ABOUT K3 million has been invested in an initiative to promote greater economic inclusion for disadvantaged young people in the communities by Standard Chartered Bank.

The initiative dubbed, Futuremakers ‘Youth to Work’ programme is also meant to tackle inequality.

Social and economic inequality limits individuals and collective potential, stifling growth and creating disharmony, says Standard Chartered Bank Zambia Chief Executive Officer, Herman Kasekende.

He said this significantly affected disadvantaged young people who could not access the skills and opportunities needed to close the income gap.

Mr Kasekende was speaking at the launch of the Futuremakers by Standard Chartered Youth to Work programme – Cohort 2 in Lusaka yesterday.

He noted that globally, more than 200 million young people were unemployed but continued to live in poverty due to low income.

“Our desire is to provide transformative opportunities that enable young people to build their own bright futures and this drives our ambition to raise US$50 million between 2019 and 2023 to empower the next generation to learn, earn and grown under Futuremakers global initiative,” Mr Kasekende said.

He pointed out that everyone should have access to opportunities which would help them reach their full potential.

 “Through the support of the Standard Chartered Foundation, which is the lead funding and delivery partner of the Futuremakers initiative, we are investing close to K3 million in this year’s programme alone,” Mr Kasekende said.

Earlier, Challenges Group Zambia Country Manager, Chanda Chibuta, said the ‘Youth to Work’ programme equipped young people with skills and opportunities to create economic and employment changes across the economy.

Ms Chanda said in the just ended Zambia programme, about 40 Small and Medium Entrepreneurs (SMEs) and 45 young people participated, recording a successful 75 per cent employment rate.

“As part of the programme, SMEs will receive business development support through masterclass sessions and training opportunities delivered by skilled, experts from various industries,” she said.

At the same function, Challenges Worldwide Director, Neil Fleming, said this was an important time to safeguard the future of small businesses which was the lifeblood of economies all over the world.

Mr Fleming stressed that there had never been a more critical time to show the power of young people and the role they could play in building economies.

In the wake of Covid-19, he said, the programme would act as a beacon of hope and a practical demonstration of how to move forward.

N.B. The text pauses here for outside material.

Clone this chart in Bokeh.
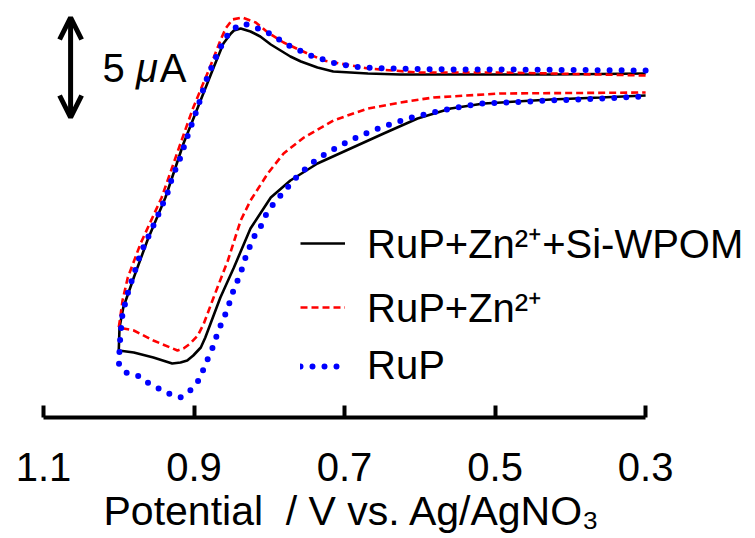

“We have worked hard with the global and Zambian Standard Chartered Bank teams on implementing a new approach to this job crisis, moving to a demand driven approach equipping young people with entrepreneurial skills.

“Our youth to work programme is about building a business ecosystem where enterprises and talented young people can thrive, and where innovation and prosperity can grow in Zambia and further afield across the African continent,” Mr Fleming said.